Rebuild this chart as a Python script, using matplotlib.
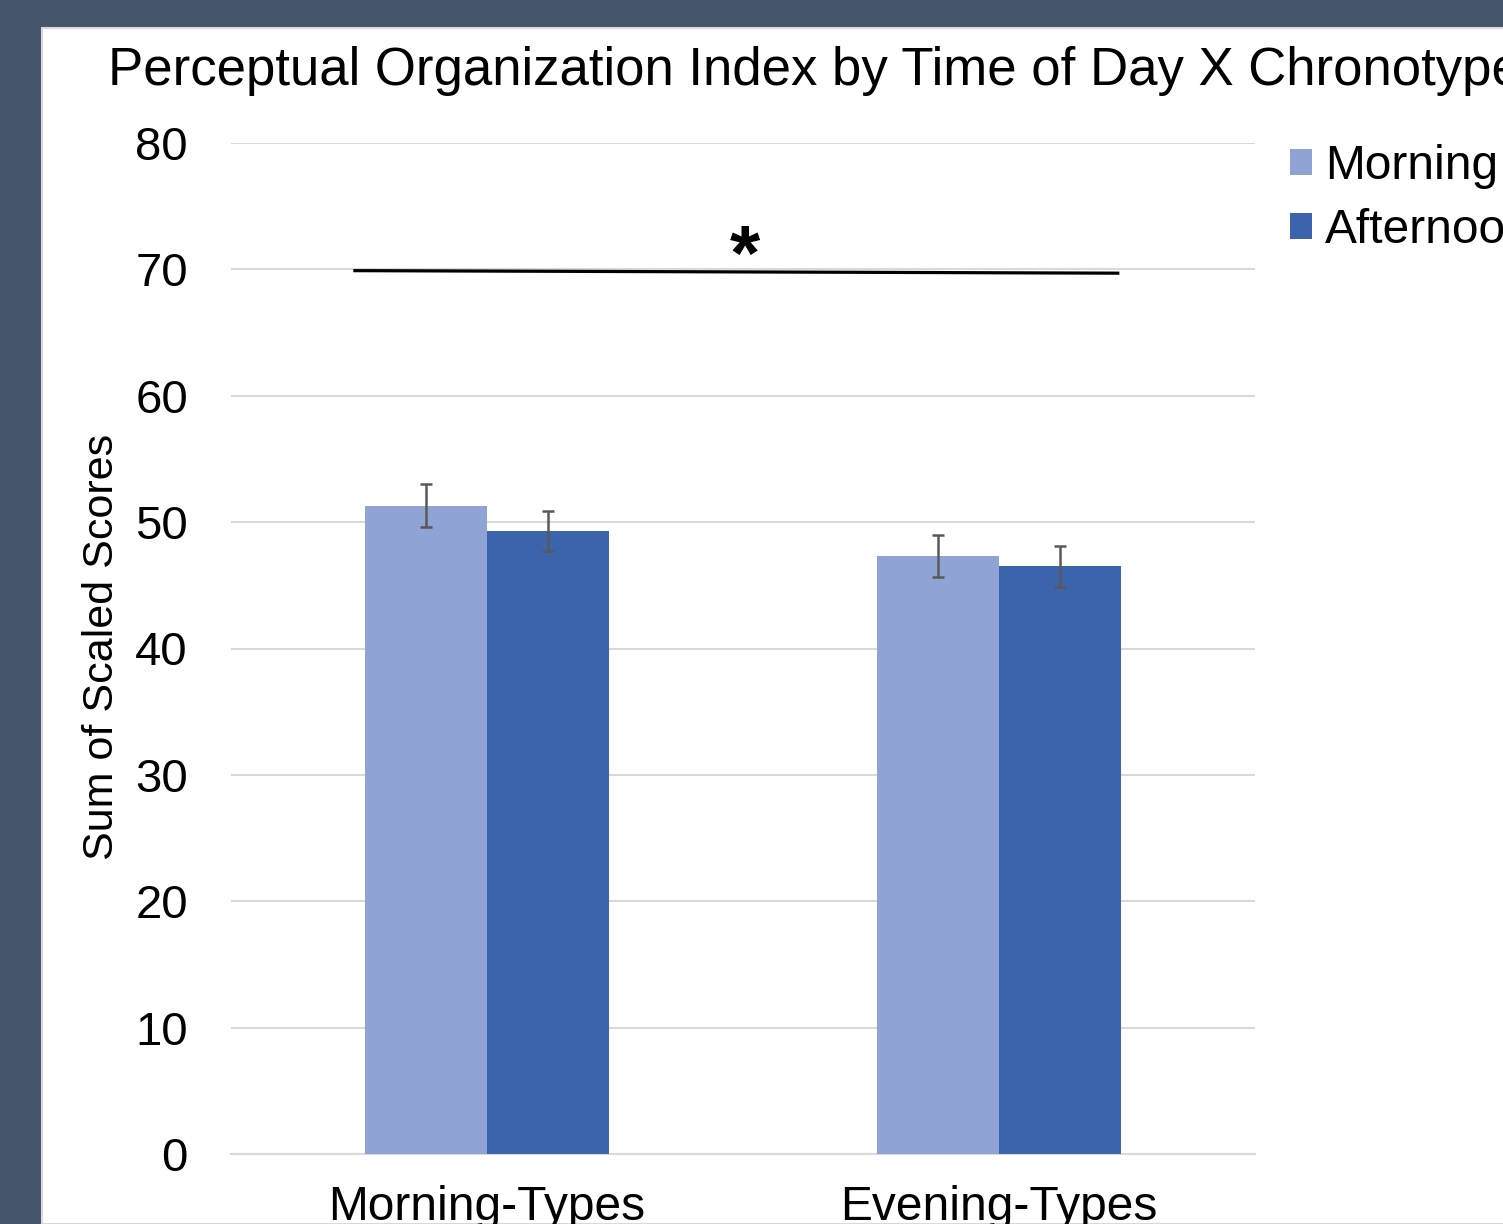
import matplotlib
matplotlib.use("Agg")
import matplotlib.pyplot as plt
from matplotlib.patches import Rectangle
import numpy as np

plt.rcParams['font.family'] = ['Liberation Sans', 'DejaVu Sans']

categories = ["Morning-Types", "Evening-Types"]
series_names = ["Morning", "Afternoon"]
morning_vals = [51.3, 47.3]
afternoon_vals = [49.3, 46.5]
morning_err = [1.7, 1.65]
afternoon_err = [1.6, 1.65]
yticks = [0, 10, 20, 30, 40, 50, 60, 70, 80]
sig_x = [-0.258, 1.232]
sig_y = [69.9, 69.7]
sig_star_pos = (0.504, 69.2)

W, H = 1503, 1224
fig = plt.figure(figsize=(W/100, H/100), dpi=100)
fig.patch.set_facecolor('#44546A')
fig.add_artist(Rectangle((42/W, 0), 1 - 42/W + 0.01, 1 - 28/H,
                         transform=fig.transFigure, facecolor='white',
                         edgecolor='#D9D9D9', linewidth=1.5, zorder=0))

ax = fig.add_axes([231/W, 1 - 1154/H, (1255-231)/W, (1154-143)/H])
ax.set_facecolor('none')
x = np.arange(len(categories))
bw = 0.239
c_m = '#8FA4D4'
c_a = '#3C64AD'
ax.bar(x - bw/2, morning_vals, bw, color=c_m, label=series_names[0], zorder=3,
       yerr=morning_err, error_kw=dict(ecolor='#595959', elinewidth=1.8, capsize=4.5, capthick=1.8))
ax.bar(x + bw/2, afternoon_vals, bw, color=c_a, label=series_names[1], zorder=3,
       yerr=afternoon_err, error_kw=dict(ecolor='#595959', elinewidth=1.8, capsize=4.5, capthick=1.8))

ax.set_xlim(-0.5, 1.5)
ax.set_ylim(0, 80)
ax.set_yticks(yticks)
ax.yaxis.grid(True, color='#D9D9D9', linewidth=1.5, zorder=0)
ax.set_axisbelow(True)
for s in ['top', 'right', 'left']:
    ax.spines[s].set_visible(False)
ax.spines['bottom'].set_color('#D9D9D9')
ax.spines['bottom'].set_linewidth(1.5)
ax.tick_params(axis='both', length=0)
ax.tick_params(axis='y', labelsize=34, pad=31)
ax.set_xticks(x)
ax.set_xticklabels(categories)
ax.tick_params(axis='x', labelsize=34.5, pad=22)

ax.plot(sig_x, sig_y, color='black', linewidth=2.3, zorder=4, clip_on=False)
ax.text(sig_star_pos[0], sig_star_pos[1], '*', ha='center', va='baseline',
        fontsize=56, fontweight='bold', zorder=4)

fig.text(108/W, 1 - 85/H, "Perceptual Organization Index by Time of Day X Chronotype",
         ha='left', va='baseline', fontsize=38)
fig.text(102/W, 1 - 647/H, "Sum of Scaled Scores", rotation=90, ha='center', va='center',
         fontsize=31)

leg = ax.legend(loc='upper left', bbox_to_anchor=(1290/W, 1 - 144/H),
                bbox_transform=fig.transFigure, frameon=False, fontsize=34.5,
                handlelength=0.46, handleheight=0.46, handletextpad=0.27,
                labelspacing=0.4, borderpad=0, borderaxespad=0)

fig.savefig('out.png', dpi=100, facecolor=fig.get_facecolor())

#####

PROBLEM STATEMENT: Repeat the lines of the listing above verbatim, beginning at its first line and ending at the line containing "edgecolor='#D9D9D9', linewidth=1.5, zorder=0))", which is included. Omit pictures.

EXERCISE SOLUTION:
Rebuild this chart as a Python script, using matplotlib.
import matplotlib
matplotlib.use("Agg")
import matplotlib.pyplot as plt
from matplotlib.patches import Rectangle
import numpy as np

plt.rcParams['font.family'] = ['Liberation Sans', 'DejaVu Sans']

categories = ["Morning-Types", "Evening-Types"]
series_names = ["Morning", "Afternoon"]
morning_vals = [51.3, 47.3]
afternoon_vals = [49.3, 46.5]
morning_err = [1.7, 1.65]
afternoon_err = [1.6, 1.65]
yticks = [0, 10, 20, 30, 40, 50, 60, 70, 80]
sig_x = [-0.258, 1.232]
sig_y = [69.9, 69.7]
sig_star_pos = (0.504, 69.2)

W, H = 1503, 1224
fig = plt.figure(figsize=(W/100, H/100), dpi=100)
fig.patch.set_facecolor('#44546A')
fig.add_artist(Rectangle((42/W, 0), 1 - 42/W + 0.01, 1 - 28/H,
                         transform=fig.transFigure, facecolor='white',
                         edgecolor='#D9D9D9', linewidth=1.5, zorder=0))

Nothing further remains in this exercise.